EXERCISE DESCRIPTION:
Skip the pictures, please, and write out exactly the lines from the opening of the data through the line containing "90, 120, 150];".

RAW DATA:
— begin —
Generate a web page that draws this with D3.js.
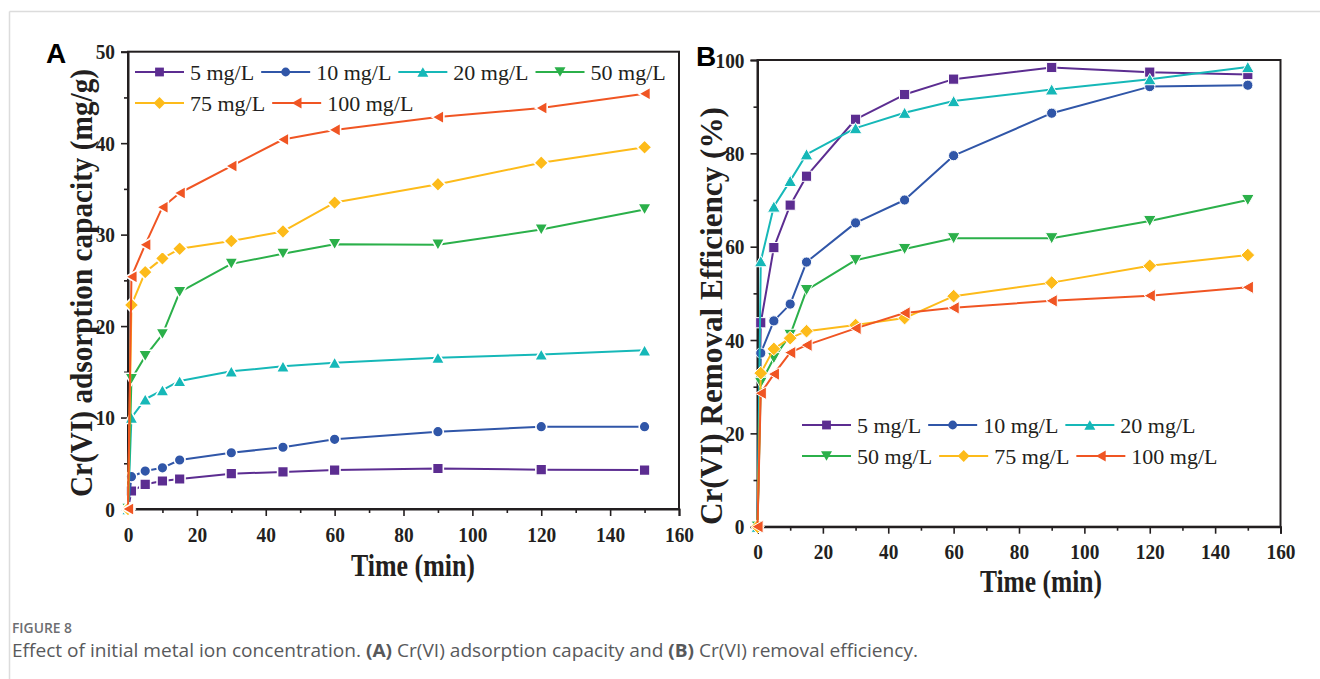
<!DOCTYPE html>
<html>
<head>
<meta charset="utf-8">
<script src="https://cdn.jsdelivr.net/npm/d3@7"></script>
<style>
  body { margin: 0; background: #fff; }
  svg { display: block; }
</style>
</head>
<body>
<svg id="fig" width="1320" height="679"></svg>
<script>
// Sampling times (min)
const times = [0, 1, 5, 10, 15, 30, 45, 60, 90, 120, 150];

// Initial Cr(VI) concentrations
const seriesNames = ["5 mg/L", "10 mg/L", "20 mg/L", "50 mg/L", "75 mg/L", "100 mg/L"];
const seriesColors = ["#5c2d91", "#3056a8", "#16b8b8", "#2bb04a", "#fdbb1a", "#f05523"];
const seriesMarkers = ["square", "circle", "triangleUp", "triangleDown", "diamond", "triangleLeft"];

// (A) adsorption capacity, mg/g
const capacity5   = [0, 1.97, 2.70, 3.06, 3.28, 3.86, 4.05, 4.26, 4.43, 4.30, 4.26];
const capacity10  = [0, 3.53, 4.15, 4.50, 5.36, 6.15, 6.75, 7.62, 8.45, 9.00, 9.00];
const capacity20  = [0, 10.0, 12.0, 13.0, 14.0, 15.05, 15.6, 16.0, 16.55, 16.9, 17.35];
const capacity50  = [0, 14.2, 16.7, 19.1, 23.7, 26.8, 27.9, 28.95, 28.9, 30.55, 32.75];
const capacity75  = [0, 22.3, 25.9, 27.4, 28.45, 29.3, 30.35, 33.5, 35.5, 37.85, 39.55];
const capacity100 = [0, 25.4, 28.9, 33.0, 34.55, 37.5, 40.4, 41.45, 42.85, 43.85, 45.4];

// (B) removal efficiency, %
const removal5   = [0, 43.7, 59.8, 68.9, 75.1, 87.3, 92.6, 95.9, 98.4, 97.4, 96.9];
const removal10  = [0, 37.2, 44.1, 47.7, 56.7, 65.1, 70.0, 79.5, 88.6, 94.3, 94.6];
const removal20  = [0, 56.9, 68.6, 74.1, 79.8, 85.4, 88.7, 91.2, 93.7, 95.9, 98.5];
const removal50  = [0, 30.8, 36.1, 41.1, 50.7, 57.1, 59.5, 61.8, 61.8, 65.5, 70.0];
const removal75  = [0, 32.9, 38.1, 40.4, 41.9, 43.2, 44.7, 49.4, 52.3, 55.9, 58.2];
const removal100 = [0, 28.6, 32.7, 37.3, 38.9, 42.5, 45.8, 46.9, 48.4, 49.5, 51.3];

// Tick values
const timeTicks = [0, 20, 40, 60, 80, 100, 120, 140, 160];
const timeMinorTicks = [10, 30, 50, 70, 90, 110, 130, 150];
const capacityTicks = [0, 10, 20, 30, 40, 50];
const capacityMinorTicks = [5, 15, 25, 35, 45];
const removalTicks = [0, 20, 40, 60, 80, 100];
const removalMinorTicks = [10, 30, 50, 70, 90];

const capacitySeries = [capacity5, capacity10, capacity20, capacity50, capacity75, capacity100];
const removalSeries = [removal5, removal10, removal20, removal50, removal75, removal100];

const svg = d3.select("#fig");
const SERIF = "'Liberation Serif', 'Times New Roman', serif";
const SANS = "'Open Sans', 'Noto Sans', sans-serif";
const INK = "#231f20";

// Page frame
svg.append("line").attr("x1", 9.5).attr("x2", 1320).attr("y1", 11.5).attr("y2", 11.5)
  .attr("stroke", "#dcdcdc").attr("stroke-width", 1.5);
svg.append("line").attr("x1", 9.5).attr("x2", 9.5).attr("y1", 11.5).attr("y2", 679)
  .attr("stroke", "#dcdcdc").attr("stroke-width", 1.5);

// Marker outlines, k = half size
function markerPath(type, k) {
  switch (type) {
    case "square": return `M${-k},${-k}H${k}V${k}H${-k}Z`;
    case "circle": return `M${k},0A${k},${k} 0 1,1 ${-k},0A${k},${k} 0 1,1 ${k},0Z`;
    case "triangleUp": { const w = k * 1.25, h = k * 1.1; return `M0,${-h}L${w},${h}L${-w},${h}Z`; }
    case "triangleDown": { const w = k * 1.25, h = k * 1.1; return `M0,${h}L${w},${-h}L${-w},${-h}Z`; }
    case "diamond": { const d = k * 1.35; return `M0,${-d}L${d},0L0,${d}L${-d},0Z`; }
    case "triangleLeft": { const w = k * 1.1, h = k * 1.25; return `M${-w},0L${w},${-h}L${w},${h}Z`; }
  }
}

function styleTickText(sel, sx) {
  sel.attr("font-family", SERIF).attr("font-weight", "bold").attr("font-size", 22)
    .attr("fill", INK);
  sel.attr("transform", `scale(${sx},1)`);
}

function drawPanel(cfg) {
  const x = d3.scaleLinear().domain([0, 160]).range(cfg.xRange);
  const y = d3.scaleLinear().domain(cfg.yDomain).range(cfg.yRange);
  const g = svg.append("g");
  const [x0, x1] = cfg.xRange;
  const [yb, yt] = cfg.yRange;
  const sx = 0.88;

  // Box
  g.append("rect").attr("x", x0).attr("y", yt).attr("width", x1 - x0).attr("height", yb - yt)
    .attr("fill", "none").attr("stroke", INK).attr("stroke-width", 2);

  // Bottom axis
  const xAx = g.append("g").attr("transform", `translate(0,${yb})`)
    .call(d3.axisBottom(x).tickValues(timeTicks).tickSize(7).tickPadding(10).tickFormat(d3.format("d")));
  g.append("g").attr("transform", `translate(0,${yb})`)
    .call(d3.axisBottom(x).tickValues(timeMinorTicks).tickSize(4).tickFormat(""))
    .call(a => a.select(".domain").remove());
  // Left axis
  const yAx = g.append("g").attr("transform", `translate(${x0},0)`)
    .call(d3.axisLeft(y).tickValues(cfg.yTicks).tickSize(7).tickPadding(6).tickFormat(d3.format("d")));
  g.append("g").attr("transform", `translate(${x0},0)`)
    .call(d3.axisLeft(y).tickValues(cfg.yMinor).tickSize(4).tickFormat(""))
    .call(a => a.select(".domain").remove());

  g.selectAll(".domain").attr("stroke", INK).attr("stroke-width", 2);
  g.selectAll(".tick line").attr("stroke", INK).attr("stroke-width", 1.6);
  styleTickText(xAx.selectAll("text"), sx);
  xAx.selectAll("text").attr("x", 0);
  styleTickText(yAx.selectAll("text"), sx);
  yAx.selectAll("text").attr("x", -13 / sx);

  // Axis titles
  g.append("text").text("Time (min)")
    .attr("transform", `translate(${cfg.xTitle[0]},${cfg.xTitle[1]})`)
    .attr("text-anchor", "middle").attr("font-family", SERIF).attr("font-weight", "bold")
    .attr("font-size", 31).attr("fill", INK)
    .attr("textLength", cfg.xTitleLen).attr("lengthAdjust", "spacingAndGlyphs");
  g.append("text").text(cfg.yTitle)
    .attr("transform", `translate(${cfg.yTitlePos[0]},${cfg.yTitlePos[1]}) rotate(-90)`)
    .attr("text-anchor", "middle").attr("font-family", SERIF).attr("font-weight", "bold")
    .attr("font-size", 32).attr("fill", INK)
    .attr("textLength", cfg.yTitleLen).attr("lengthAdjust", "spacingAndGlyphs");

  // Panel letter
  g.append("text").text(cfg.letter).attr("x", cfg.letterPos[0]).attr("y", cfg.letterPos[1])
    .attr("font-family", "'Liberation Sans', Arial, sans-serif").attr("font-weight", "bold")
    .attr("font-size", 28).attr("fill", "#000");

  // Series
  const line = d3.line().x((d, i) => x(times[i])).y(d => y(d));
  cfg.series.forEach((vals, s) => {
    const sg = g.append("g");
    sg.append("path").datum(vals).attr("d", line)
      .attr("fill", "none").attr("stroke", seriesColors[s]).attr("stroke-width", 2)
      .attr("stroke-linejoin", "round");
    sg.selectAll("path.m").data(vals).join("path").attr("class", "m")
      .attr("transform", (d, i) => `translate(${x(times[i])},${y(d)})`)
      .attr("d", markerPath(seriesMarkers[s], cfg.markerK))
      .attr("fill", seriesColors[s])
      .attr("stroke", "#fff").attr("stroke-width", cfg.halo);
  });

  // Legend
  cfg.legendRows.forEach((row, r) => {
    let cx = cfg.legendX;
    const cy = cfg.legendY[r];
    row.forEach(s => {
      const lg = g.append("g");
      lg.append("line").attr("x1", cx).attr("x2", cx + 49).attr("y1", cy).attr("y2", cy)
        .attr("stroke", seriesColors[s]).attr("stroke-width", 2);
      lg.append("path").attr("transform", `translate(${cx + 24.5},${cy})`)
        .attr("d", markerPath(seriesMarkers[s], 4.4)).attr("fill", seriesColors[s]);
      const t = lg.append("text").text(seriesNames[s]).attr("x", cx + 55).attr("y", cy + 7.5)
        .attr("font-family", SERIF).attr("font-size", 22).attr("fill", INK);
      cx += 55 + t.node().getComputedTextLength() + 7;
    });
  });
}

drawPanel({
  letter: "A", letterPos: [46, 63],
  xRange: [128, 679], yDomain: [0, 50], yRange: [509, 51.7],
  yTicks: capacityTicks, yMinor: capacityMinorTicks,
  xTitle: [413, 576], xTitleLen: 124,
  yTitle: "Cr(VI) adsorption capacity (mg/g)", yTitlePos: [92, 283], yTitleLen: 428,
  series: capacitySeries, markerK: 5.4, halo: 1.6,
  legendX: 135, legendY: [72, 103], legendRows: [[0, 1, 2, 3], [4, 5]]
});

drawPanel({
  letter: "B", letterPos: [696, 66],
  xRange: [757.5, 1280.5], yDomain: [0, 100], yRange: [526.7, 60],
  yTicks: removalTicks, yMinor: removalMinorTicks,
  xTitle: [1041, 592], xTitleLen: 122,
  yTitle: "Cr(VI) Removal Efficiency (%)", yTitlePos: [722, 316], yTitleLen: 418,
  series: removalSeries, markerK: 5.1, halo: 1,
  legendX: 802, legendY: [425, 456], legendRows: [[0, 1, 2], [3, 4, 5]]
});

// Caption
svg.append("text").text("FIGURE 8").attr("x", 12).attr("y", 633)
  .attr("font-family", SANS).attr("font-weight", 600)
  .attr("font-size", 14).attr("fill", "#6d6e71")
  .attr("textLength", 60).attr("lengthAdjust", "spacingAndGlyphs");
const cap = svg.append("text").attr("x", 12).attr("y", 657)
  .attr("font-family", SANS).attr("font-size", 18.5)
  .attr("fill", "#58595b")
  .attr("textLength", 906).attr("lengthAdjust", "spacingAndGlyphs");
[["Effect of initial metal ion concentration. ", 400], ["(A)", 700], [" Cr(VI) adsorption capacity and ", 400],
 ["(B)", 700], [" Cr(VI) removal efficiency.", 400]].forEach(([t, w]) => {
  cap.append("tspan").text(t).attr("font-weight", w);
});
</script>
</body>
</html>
— end —
RESULT FOR THIS EXERCISE:
Generate a web page that draws this with D3.js.
<!DOCTYPE html>
<html>
<head>
<meta charset="utf-8">
<script src="https://cdn.jsdelivr.net/npm/d3@7"></script>
<style>
  body { margin: 0; background: #fff; }
  svg { display: block; }
</style>
</head>
<body>
<svg id="fig" width="1320" height="679"></svg>
<script>
// Sampling times (min)
const times = [0, 1, 5, 10, 15, 30, 45, 60, 90, 120, 150];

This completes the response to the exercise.